#### Short task
Copy out all lines that carry the word "code".

#### Dataset records
══════════

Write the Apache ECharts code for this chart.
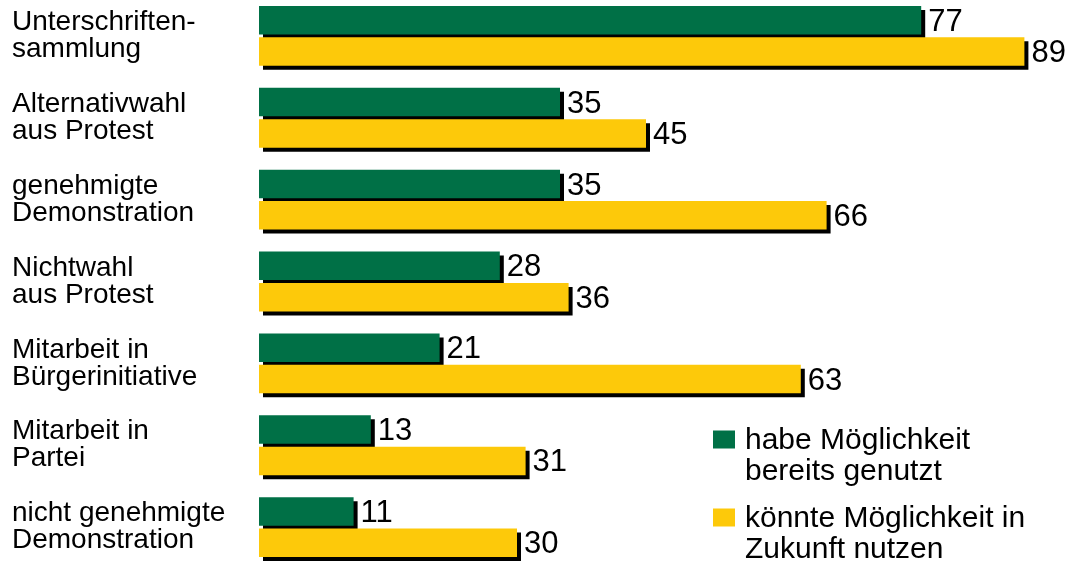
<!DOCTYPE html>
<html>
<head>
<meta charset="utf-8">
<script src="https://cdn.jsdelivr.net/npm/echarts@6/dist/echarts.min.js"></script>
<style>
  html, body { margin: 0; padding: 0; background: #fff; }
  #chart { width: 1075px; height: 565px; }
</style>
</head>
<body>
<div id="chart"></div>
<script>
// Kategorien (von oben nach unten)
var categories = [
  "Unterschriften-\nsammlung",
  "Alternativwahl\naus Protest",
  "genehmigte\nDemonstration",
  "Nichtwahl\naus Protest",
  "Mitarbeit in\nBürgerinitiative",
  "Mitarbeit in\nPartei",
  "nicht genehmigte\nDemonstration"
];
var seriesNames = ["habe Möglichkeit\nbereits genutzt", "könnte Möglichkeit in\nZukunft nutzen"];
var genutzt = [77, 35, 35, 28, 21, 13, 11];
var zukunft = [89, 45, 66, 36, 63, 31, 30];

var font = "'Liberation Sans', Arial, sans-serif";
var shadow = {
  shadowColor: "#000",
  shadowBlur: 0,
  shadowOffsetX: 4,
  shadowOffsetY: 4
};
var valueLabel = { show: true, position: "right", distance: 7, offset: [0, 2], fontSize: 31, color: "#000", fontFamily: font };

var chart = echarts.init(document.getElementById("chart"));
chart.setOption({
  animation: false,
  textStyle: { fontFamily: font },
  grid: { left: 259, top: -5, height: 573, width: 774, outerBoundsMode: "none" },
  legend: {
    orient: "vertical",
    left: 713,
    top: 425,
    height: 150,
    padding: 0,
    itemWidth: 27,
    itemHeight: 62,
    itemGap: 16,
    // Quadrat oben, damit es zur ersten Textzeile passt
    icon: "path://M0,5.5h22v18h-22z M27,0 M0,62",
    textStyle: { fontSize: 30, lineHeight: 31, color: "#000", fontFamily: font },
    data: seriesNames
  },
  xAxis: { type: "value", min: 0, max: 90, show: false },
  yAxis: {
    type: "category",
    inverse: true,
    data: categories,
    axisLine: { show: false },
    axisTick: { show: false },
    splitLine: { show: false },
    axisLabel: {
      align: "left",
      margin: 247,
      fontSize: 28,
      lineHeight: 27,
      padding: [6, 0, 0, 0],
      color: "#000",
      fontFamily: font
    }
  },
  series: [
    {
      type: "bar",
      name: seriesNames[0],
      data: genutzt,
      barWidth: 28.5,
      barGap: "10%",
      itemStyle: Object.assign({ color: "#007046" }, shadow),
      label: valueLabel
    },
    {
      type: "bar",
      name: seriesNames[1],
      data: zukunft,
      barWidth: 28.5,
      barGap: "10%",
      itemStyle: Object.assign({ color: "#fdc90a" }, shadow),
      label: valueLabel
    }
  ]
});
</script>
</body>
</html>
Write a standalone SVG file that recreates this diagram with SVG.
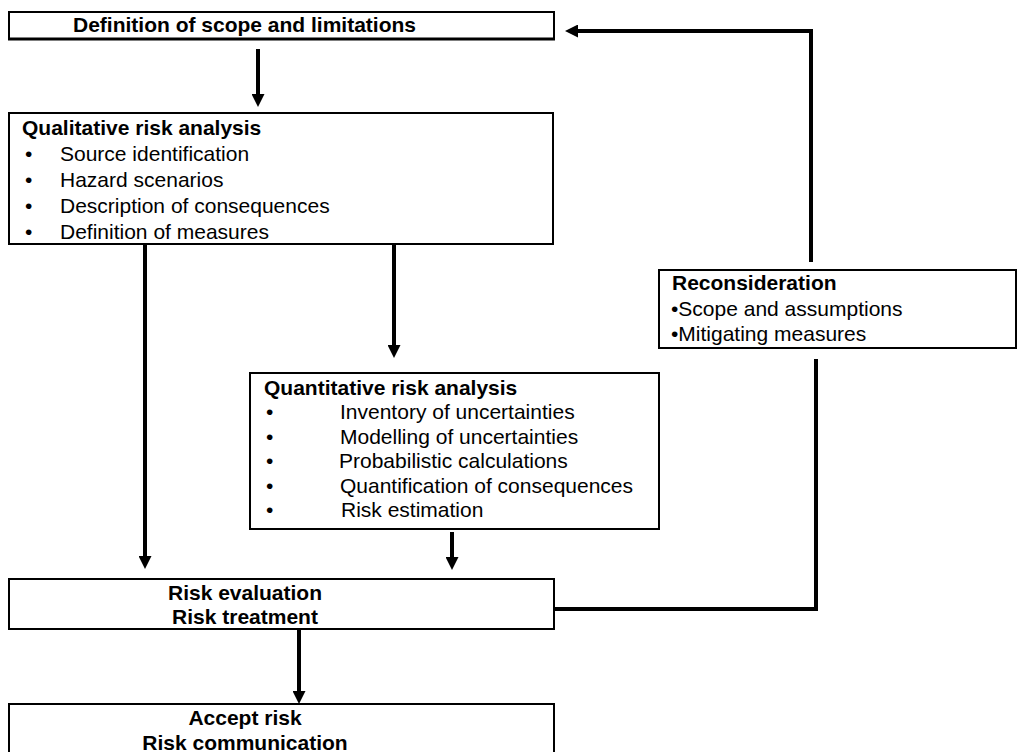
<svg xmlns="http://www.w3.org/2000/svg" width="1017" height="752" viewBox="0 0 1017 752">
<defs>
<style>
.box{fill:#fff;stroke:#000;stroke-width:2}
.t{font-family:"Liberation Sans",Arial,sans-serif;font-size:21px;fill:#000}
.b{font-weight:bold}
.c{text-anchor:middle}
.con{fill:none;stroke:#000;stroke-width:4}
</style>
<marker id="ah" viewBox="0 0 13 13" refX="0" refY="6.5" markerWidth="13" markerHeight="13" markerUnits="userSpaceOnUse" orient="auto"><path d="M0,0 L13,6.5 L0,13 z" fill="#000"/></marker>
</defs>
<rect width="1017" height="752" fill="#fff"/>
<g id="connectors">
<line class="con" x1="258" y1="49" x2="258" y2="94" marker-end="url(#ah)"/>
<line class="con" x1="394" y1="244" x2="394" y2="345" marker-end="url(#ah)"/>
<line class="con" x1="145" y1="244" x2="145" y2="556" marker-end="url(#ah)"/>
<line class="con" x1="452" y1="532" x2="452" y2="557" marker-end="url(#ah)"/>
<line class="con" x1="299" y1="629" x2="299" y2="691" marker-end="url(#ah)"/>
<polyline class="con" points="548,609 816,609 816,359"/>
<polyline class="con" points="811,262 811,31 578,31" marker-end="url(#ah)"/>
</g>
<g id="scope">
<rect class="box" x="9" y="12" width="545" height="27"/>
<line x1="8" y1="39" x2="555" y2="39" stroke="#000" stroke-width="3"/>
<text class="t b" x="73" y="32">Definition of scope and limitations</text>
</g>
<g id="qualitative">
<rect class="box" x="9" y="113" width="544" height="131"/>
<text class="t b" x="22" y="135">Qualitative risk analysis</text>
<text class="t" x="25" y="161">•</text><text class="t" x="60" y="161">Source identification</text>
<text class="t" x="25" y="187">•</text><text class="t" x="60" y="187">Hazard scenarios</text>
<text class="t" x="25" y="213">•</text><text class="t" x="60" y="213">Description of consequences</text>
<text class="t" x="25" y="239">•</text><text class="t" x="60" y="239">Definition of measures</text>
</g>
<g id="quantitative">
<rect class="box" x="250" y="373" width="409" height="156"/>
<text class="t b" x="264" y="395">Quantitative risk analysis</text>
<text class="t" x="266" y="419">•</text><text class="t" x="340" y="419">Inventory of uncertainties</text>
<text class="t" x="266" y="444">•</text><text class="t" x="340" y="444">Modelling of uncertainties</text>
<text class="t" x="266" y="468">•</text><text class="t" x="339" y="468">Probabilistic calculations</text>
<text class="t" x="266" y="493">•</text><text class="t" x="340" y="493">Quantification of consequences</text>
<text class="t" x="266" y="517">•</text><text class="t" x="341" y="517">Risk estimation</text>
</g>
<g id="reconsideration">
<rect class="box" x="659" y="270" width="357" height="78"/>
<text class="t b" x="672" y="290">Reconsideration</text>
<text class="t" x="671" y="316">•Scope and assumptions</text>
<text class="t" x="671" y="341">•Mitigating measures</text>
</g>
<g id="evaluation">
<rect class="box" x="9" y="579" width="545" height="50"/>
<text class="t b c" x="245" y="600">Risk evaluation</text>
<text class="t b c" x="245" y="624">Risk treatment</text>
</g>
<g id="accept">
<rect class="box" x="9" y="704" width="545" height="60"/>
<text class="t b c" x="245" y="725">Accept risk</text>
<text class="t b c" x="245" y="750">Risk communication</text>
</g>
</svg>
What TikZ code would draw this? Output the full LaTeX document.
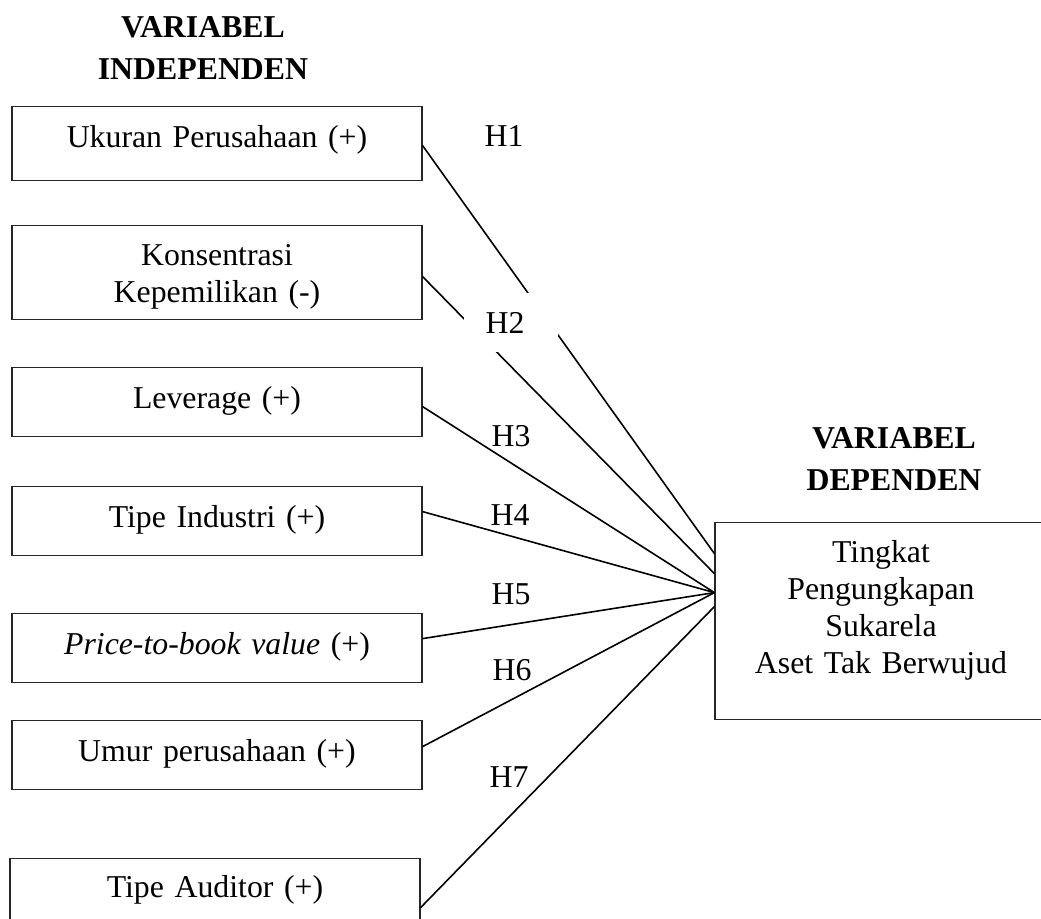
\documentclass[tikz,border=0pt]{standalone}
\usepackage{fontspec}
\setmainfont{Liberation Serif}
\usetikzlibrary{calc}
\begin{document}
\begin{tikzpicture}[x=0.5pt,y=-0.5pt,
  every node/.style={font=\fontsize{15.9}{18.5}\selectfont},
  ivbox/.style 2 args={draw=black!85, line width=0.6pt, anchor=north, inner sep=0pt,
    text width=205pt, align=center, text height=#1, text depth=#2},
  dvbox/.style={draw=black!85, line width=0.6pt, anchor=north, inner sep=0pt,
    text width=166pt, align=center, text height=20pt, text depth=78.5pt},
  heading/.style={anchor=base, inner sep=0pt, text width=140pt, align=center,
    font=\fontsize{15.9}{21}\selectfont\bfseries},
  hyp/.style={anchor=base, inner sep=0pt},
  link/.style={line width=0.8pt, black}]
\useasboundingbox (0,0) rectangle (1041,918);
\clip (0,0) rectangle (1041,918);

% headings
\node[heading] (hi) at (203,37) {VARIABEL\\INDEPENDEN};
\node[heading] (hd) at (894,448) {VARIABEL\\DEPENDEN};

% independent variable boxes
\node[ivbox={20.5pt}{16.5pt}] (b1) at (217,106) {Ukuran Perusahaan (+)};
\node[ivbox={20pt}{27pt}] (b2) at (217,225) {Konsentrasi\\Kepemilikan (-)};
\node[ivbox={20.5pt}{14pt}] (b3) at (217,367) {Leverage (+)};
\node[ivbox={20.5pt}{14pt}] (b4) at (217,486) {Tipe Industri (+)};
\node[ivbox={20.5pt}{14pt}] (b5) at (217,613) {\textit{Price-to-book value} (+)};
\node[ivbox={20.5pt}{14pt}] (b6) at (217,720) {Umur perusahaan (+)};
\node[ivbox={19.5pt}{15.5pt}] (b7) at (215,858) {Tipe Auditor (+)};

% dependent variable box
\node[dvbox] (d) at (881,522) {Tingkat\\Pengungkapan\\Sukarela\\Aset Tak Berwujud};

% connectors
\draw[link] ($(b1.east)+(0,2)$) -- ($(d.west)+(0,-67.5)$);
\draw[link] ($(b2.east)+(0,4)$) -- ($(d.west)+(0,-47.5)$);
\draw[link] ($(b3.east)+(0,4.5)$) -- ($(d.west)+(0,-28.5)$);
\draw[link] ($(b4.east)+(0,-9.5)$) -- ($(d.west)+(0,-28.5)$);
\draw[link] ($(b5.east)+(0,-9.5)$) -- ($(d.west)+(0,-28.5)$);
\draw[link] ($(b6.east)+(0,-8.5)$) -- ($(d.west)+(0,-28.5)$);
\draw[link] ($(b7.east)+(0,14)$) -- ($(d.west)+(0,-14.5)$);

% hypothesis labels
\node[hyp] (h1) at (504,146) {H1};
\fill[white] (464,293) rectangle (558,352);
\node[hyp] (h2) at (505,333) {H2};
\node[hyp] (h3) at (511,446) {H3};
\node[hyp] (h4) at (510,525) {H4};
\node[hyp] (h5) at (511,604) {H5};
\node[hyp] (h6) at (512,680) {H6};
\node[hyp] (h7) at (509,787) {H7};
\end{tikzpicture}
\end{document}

══════════

#### Answer in full
Write the Apache ECharts code for this chart.
What TikZ code would draw this? Output the full LaTeX document.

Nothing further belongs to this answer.